** START Provided records **
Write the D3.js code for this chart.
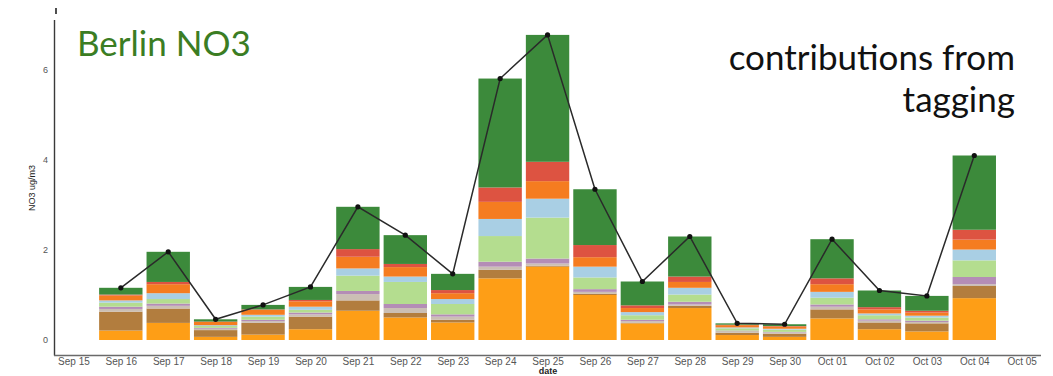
<!DOCTYPE html>
<html>
<head>
<meta charset="utf-8">
<script src="https://cdn.jsdelivr.net/npm/d3@7"></script>
<style>
  html, body { margin: 0; padding: 0; background: #fff; }
  svg { display: block; }
</style>
</head>
<body>
<svg id="chart" width="1053" height="376"></svg>
<script>
// Daily NO3 at Berlin, split into tagged source contributions (ug/m3)
const dates = ["09-16","09-17","09-18","09-19","09-20","09-21","09-22","09-23","09-24","09-25",
               "09-26","09-27","09-28","09-29","09-30","10-01","10-02","10-03","10-04"];

const tag1 = [0.21,0.38,0.07,0.12,0.24,0.65,0.50,0.39,1.37,1.63,1.00,0.37,0.71,0.11,0.07,0.48,0.24,0.19,0.93];
const tag2 = [0.42,0.32,0.15,0.26,0.28,0.23,0.10,0.06,0.19,0.02,0.03,0.01,0.05,0.05,0.07,0.20,0.15,0.18,0.27];
const tag3 = [0.06,0.06,0.03,0.04,0.05,0.14,0.11,0.07,0.07,0.05,0.04,0.04,0.03,0.04,0.03,0.06,0.04,0.03,0.04];
const tag4 = [0.05,0.05,0.02,0.03,0.04,0.07,0.09,0.05,0.11,0.11,0.06,0.03,0.06,0.01,0.01,0.05,0.03,0.03,0.16];
const tag5 = [0.09,0.10,0.04,0.07,0.06,0.34,0.49,0.23,0.57,0.91,0.26,0.10,0.16,0.05,0.05,0.15,0.09,0.07,0.37];
const tag6 = [0.05,0.13,0.02,0.04,0.07,0.16,0.12,0.11,0.38,0.42,0.24,0.07,0.15,0.02,0.02,0.13,0.04,0.04,0.24];
const tag7 = [0.11,0.20,0.07,0.11,0.12,0.26,0.21,0.13,0.38,0.39,0.21,0.09,0.13,0.05,0.05,0.17,0.09,0.07,0.22];
const tag8 = [0.02,0.05,0.01,0.01,0.03,0.17,0.07,0.07,0.32,0.43,0.27,0.06,0.12,0.01,0.01,0.13,0.05,0.04,0.22];
const tag9 = [0.15,0.67,0.05,0.10,0.29,0.94,0.64,0.36,2.42,2.82,1.24,0.53,0.89,0.03,0.04,0.87,0.37,0.33,1.65];

const seriesKeys = ["tag1","tag2","tag3","tag4","tag5","tag6","tag7","tag8","tag9"];
const seriesValues = [tag1,tag2,tag3,tag4,tag5,tag6,tag7,tag8,tag9];
const seriesColors = ["#fe9e16","#b27d3e","#cbbfb4","#b48db6","#b4dd8f","#a9cfe4","#f57c20","#dd5341","#3c8a3b"];

const yTicks = [0, 2, 4, 6];
const xTickStart = "09-15", xTickEnd = "10-05";

const parse = d3.timeParse("%m-%d");
const fmt = d3.timeFormat("%b %d");

const rows = dates.map((d, i) => {
  const r = { date: parse(d) };
  seriesKeys.forEach((k, j) => r[k] = seriesValues[j][i]);
  return r;
});
const totals = rows.map(r => ({ date: r.date, total: d3.sum(seriesKeys, k => r[k]) }));

const svg = d3.select("#chart");

const x = d3.scaleTime().domain([parse(xTickStart), parse(xTickEnd)]).range([73.4, 1021.7]);
const y = d3.scaleLinear().domain([0, 6]).range([340, 70]);
const dayW = x(parse("09-16")) - x(parse("09-15"));
const barW = dayW * 0.915;

const stack = d3.stack().keys(seriesKeys)(rows);

const plot = svg.append("g");

plot.selectAll("g.layer")
  .data(stack)
  .join("g")
  .attr("class", "layer")
  .attr("fill", (d, i) => seriesColors[i])
  .selectAll("rect")
  .data(d => d)
  .join("rect")
  .attr("x", d => x(d.data.date) - barW / 2)
  .attr("width", barW)
  .attr("y", d => y(d[1]))
  .attr("height", d => Math.max(0, y(d[0]) - y(d[1])));

// total line with markers
const line = d3.line().x(d => x(d.date)).y(d => y(d.total));
plot.append("path")
  .datum(totals)
  .attr("fill", "none")
  .attr("stroke", "#2a2a2a")
  .attr("stroke-width", 1.5)
  .attr("d", line);
plot.selectAll("circle.pt")
  .data(totals)
  .join("circle")
  .attr("class", "pt")
  .attr("cx", d => x(d.date))
  .attr("cy", d => y(d.total))
  .attr("r", 2.6)
  .attr("fill", "#111");

// axes
const axisColor = "#3a3a3a";
svg.append("line").attr("x1", 54.5).attr("x2", 54.5).attr("y1", 20).attr("y2", 355.5)
  .attr("stroke", axisColor).attr("stroke-width", 1.4);
svg.append("line").attr("x1", 54).attr("x2", 1041).attr("y1", 355.5).attr("y2", 355.5)
  .attr("stroke", "#6a6a6a").attr("stroke-width", 1.4);
svg.append("line").attr("x1", 56).attr("x2", 56).attr("y1", 8).attr("y2", 14)
  .attr("stroke", "#222").attr("stroke-width", 1.6);

const tickFont = "'Liberation Sans', Arial, sans-serif";

const yAxis = d3.axisLeft(y).tickValues(yTicks).tickSize(0).tickPadding(0).tickFormat(d3.format("d"));
const gy = svg.append("g").attr("transform", "translate(48,0)").call(yAxis);
gy.select(".domain").remove();
gy.selectAll("text").attr("font-family", tickFont).attr("font-size", 9).attr("fill", "#555");

const xTicks = d3.timeDay.range(parse(xTickStart), d3.timeDay.offset(parse(xTickEnd), 1));
const xAxis = d3.axisBottom(x).tickValues(xTicks).tickSize(0).tickPadding(0).tickFormat(fmt);
const gx = svg.append("g").attr("transform", "translate(0,358)").call(xAxis);
gx.select(".domain").remove();
gx.selectAll("text").attr("font-family", tickFont).attr("font-size", 10).attr("fill", "#555")
  .attr("dy", "0.71em");

svg.append("text")
  .attr("x", 548).attr("y", 374)
  .attr("text-anchor", "middle")
  .attr("font-family", tickFont).attr("font-size", 9).attr("font-weight", "bold")
  .attr("fill", "#222")
  .text("date");

svg.append("text")
  .attr("transform", "translate(35,188) rotate(-90)")
  .attr("text-anchor", "middle")
  .attr("font-family", tickFont).attr("font-size", 9)
  .attr("fill", "#222")
  .text("NO3 ug/m3");

// annotations
svg.append("text")
  .attr("x", 77).attr("y", 56)
  .attr("font-family", "Lato, 'Open Sans', sans-serif").attr("font-size", 35)
  .attr("fill", "#3b7d23")
  .text("Berlin NO3");

svg.append("text")
  .attr("x", 1015).attr("y", 70)
  .attr("text-anchor", "end")
  .attr("font-family", "Lato, 'Open Sans', sans-serif").attr("font-size", 35)
  .attr("fill", "#111")
  .text("contributions from");
svg.append("text")
  .attr("x", 1015).attr("y", 112)
  .attr("text-anchor", "end")
  .attr("font-family", "Lato, 'Open Sans', sans-serif").attr("font-size", 35)
  .attr("fill", "#111")
  .text("tagging");
</script>
</body>
</html>
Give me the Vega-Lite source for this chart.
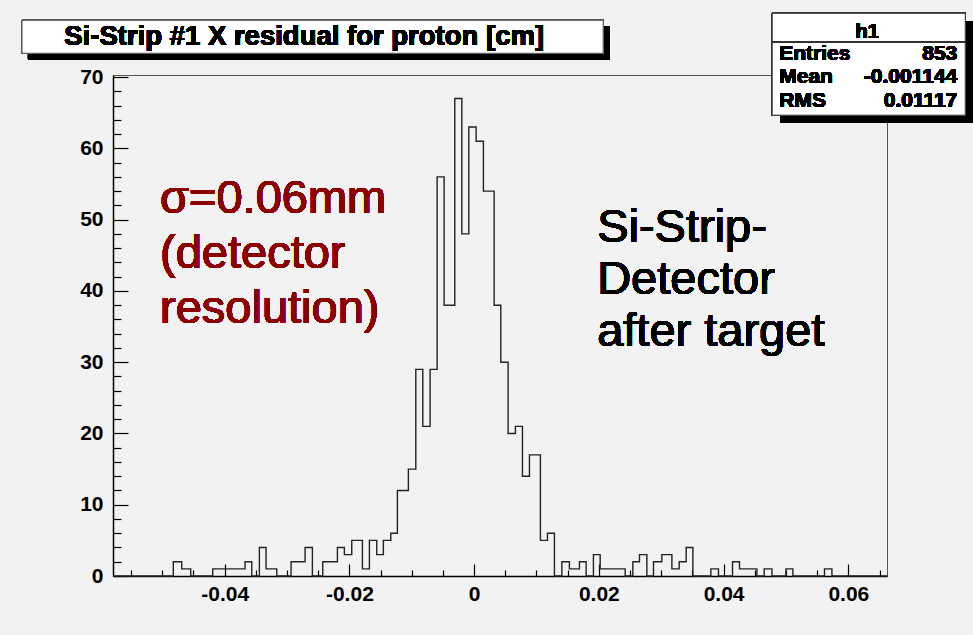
{
  "$schema": "https://vega.github.io/schema/vega-lite/v6.json",
  "width": 774,
  "height": 501,
  "autosize": {"type": "none"},
  "padding": {"left": 113, "top": 75, "right": 86, "bottom": 59},
  "background": "#f2f2f2",
  "config": {
    "view": {"stroke": "#555555", "strokeWidth": 1, "fill": "#f2f2f2"},
    "font": "Liberation Sans"
  },
  "data": {
    "values": [
      {"x": -0.0579, "count": 0},
      {"x": -0.04823, "count": 2},
      {"x": -0.04688, "count": 1},
      {"x": -0.04544, "count": 0},
      {"x": -0.04191, "count": 1},
      {"x": -0.03673, "count": 2},
      {"x": -0.03565, "count": 0},
      {"x": -0.03443, "count": 4},
      {"x": -0.03336, "count": 1},
      {"x": -0.03164, "count": 0},
      {"x": -0.02935, "count": 2},
      {"x": -0.0271, "count": 4},
      {"x": -0.02593, "count": 0},
      {"x": -0.02427, "count": 2},
      {"x": -0.02192, "count": 4},
      {"x": -0.0208, "count": 3},
      {"x": -0.01962, "count": 5},
      {"x": -0.01791, "count": 1},
      {"x": -0.01679, "count": 5},
      {"x": -0.01561, "count": 3},
      {"x": -0.01455, "count": 5},
      {"x": -0.01336, "count": 6},
      {"x": -0.0123, "count": 12},
      {"x": -0.01054, "count": 15},
      {"x": -0.00935, "count": 29},
      {"x": -0.00823, "count": 21},
      {"x": -0.00706, "count": 29},
      {"x": -0.00593, "count": 56},
      {"x": -0.00481, "count": 38},
      {"x": -0.0031, "count": 67},
      {"x": -0.00197, "count": 48},
      {"x": -0.00085, "count": 63},
      {"x": 0.00032, "count": 61},
      {"x": 0.00149, "count": 54},
      {"x": 0.00321, "count": 38},
      {"x": 0.00428, "count": 30},
      {"x": 0.00545, "count": 20},
      {"x": 0.00662, "count": 21},
      {"x": 0.00775, "count": 14},
      {"x": 0.00887, "count": 17},
      {"x": 0.01063, "count": 5},
      {"x": 0.01176, "count": 6},
      {"x": 0.01288, "count": 0},
      {"x": 0.01407, "count": 2},
      {"x": 0.01528, "count": 1},
      {"x": 0.01689, "count": 2},
      {"x": 0.01796, "count": 0},
      {"x": 0.01913, "count": 3},
      {"x": 0.02021, "count": 1},
      {"x": 0.02422, "count": 0},
      {"x": 0.02545, "count": 2},
      {"x": 0.02651, "count": 3},
      {"x": 0.0277, "count": 0},
      {"x": 0.02876, "count": 2},
      {"x": 0.0301, "count": 3},
      {"x": 0.03171, "count": 1},
      {"x": 0.03288, "count": 2},
      {"x": 0.034, "count": 4},
      {"x": 0.03508, "count": 0},
      {"x": 0.03796, "count": 1},
      {"x": 0.03918, "count": 0},
      {"x": 0.04143, "count": 2},
      {"x": 0.04255, "count": 1},
      {"x": 0.04534, "count": 0},
      {"x": 0.04651, "count": 1},
      {"x": 0.04775, "count": 0},
      {"x": 0.04999, "count": 1},
      {"x": 0.05111, "count": 0},
      {"x": 0.05618, "count": 1},
      {"x": 0.05737, "count": 0},
      {"x": 0.0662, "count": 0}
    ]
  },
  "resolve": {
    "scale": {"x": "shared", "y": "shared"},
    "axis": {"x": "independent", "y": "independent"}
  },
  "layer": [
    {
      "mark": {"type": "line", "interpolate": "step-after", "stroke": "#222222", "strokeWidth": 1.4},
      "encoding": {
        "x": {
          "field": "x", "type": "quantitative",
          "scale": {"domain": [-0.0579, 0.0662], "nice": false, "zero": false},
          "axis": {
            "orient": "bottom", "title": null, "grid": false,
            "values": [-0.04, -0.02, 0, 0.02, 0.04, 0.06],
            "labelExpr": "toString(datum.value)",
            "tickSize": -12, "tickColor": "#000000", "tickWidth": 1.2,
            "labelPadding": 19, "labelFont": "Liberation Sans", "labelFontWeight": "bold",
            "labelFontSize": 21, "labelColor": "#000000", "labelBaseline": "top",
            "domainColor": "#000000", "domainWidth": 1.5, "labelFlush": false, "labelOverlap": false
          }
        },
        "y": {
          "field": "count", "type": "quantitative",
          "scale": {"domain": [0, 70.3], "nice": false, "zero": true},
          "axis": {
            "orient": "left", "title": null, "grid": false,
            "values": [0, 10, 20, 30, 40, 50, 60, 70],
            "tickSize": -15, "tickColor": "#000000", "tickWidth": 1.2,
            "labelPadding": 25, "labelFont": "Liberation Sans", "labelFontWeight": "bold",
            "labelFontSize": 21, "labelColor": "#000000", "labelBaseline": "middle",
            "domainColor": "#000000", "domainWidth": 1.5, "labelFlush": false, "labelOverlap": false
          }
        }
      }
    },
    {
      "mark": {"type": "point", "opacity": 0},
      "encoding": {
        "x": {
          "field": "x", "type": "quantitative",
          "scale": {"domain": [-0.0579, 0.0662], "nice": false, "zero": false},
          "axis": {
            "orient": "bottom", "title": null, "grid": false, "labels": false, "domain": false,
            "values": [-0.055, -0.05, -0.045, -0.035, -0.03, -0.025, -0.015, -0.01, -0.005, 0.005, 0.01, 0.015, 0.025, 0.03, 0.035, 0.045, 0.05, 0.055, 0.065],
            "tickSize": -6, "tickColor": "#000000", "tickWidth": 1.2
          }
        },
        "y": {
          "field": "count", "type": "quantitative",
          "scale": {"domain": [0, 70.3], "nice": false, "zero": true},
          "axis": {
            "orient": "left", "title": null, "grid": false, "labels": false, "domain": false,
            "values": [2, 4, 6, 8, 12, 14, 16, 18, 22, 24, 26, 28, 32, 34, 36, 38, 42, 44, 46, 48, 52, 54, 56, 58, 62, 64, 66, 68],
            "tickSize": -8, "tickColor": "#000000", "tickWidth": 1.2
          }
        }
      }
    },
    {
      "mark": {"type": "rect", "fill": "#000000", "clip": false},
      "encoding": {
        "x": {"datum": -0.07153, "type": "quantitative", "axis": null},
        "x2": {"datum": 0.02165},
        "y": {"datum": 77.14, "type": "quantitative", "axis": null},
        "y2": {"datum": 72.51}
      }
    },
    {
      "mark": {"type": "rect", "fill": "#ffffff", "stroke": "#555555", "strokeWidth": 1, "clip": false},
      "encoding": {
        "x": {"datum": -0.07249, "type": "quantitative", "axis": null},
        "x2": {"datum": 0.02069},
        "y": {"datum": 77.98, "type": "quantitative", "axis": null},
        "y2": {"datum": 73.35}
      }
    },
    {
      "mark": {"type": "text", "text": "Si-Strip #1 X residual for proton [cm]", "font": "Liberation Sans", "fontWeight": "bold", "fontSize": 27.5, "align": "center", "baseline": "middle", "color": "#000000", "clip": false},
      "encoding": {
        "x": {"datum": -0.02725, "type": "quantitative", "axis": null},
        "y": {"datum": 75.6, "type": "quantitative", "axis": null}
      }
    },
    {
      "mark": {"type": "rect", "fill": "#000000", "clip": false},
      "encoding": {
        "x": {"datum": 0.04908, "type": "quantitative", "axis": null},
        "x2": {"datum": 0.07987},
        "y": {"datum": 77.84, "type": "quantitative", "axis": null},
        "y2": {"datum": 63.67}
      }
    },
    {
      "mark": {"type": "rect", "fill": "#ffffff", "stroke": "#333333", "strokeWidth": 1, "clip": false},
      "encoding": {
        "x": {"datum": 0.04779, "type": "quantitative", "axis": null},
        "x2": {"datum": 0.07875},
        "y": {"datum": 78.96, "type": "quantitative", "axis": null},
        "y2": {"datum": 64.66}
      }
    },
    {
      "mark": {"type": "rule", "stroke": "#333333", "strokeWidth": 1, "clip": false},
      "encoding": {
        "x": {"datum": 0.04779, "type": "quantitative", "axis": null},
        "x2": {"datum": 0.07875},
        "y": {"datum": 74.94, "type": "quantitative", "axis": null}
      }
    },
    {
      "mark": {"type": "text", "text": "h1", "font": "Liberation Sans", "fontWeight": "bold", "fontSize": 20, "align": "center", "baseline": "middle", "color": "#000000", "clip": false},
      "encoding": {
        "x": {"datum": 0.06303, "type": "quantitative", "axis": null},
        "y": {"datum": 76.34, "type": "quantitative", "axis": null}
      }
    },
    {
      "mark": {"type": "text", "text": ["Entries", "Mean", "RMS"], "lineHeight": 23.5, "font": "Liberation Sans", "fontWeight": "bold", "fontSize": 21, "align": "left", "baseline": "middle", "color": "#000000", "clip": false},
      "encoding": {
        "x": {"datum": 0.04892, "type": "quantitative", "axis": null},
        "y": {"datum": 73.31, "type": "quantitative", "axis": null}
      }
    },
    {
      "mark": {"type": "text", "text": ["853", "-0.001144", "0.01117"], "lineHeight": 23.5, "font": "Liberation Sans", "fontWeight": "bold", "fontSize": 21, "align": "right", "baseline": "middle", "color": "#000000", "clip": false},
      "encoding": {
        "x": {"datum": 0.07747, "type": "quantitative", "axis": null},
        "y": {"datum": 73.31, "type": "quantitative", "axis": null}
      }
    },
    {
      "mark": {"type": "text", "text": ["σ=0.06mm", "(detector", "resolution)"], "lineHeight": 55, "font": "Liberation Sans", "fontSize": 47, "align": "left", "baseline": "alphabetic", "color": "#8b0000", "clip": false},
      "encoding": {
        "x": {"datum": -0.05036, "type": "quantitative", "axis": null},
        "y": {"datum": 50.9, "type": "quantitative", "axis": null}
      }
    },
    {
      "mark": {"type": "text", "text": ["Si-Strip-", "Detector", "after target"], "lineHeight": 52, "font": "Liberation Sans", "fontSize": 47, "align": "left", "baseline": "alphabetic", "color": "#000000", "clip": false},
      "encoding": {
        "x": {"datum": 0.01973, "type": "quantitative", "axis": null},
        "y": {"datum": 46.8, "type": "quantitative", "axis": null}
      }
    }
  ]
}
** END Provided records **
**What is asked:** Copy out each line that contains the word "this".

**In response:**
Write the D3.js code for this chart.
Give me the Vega-Lite source for this chart.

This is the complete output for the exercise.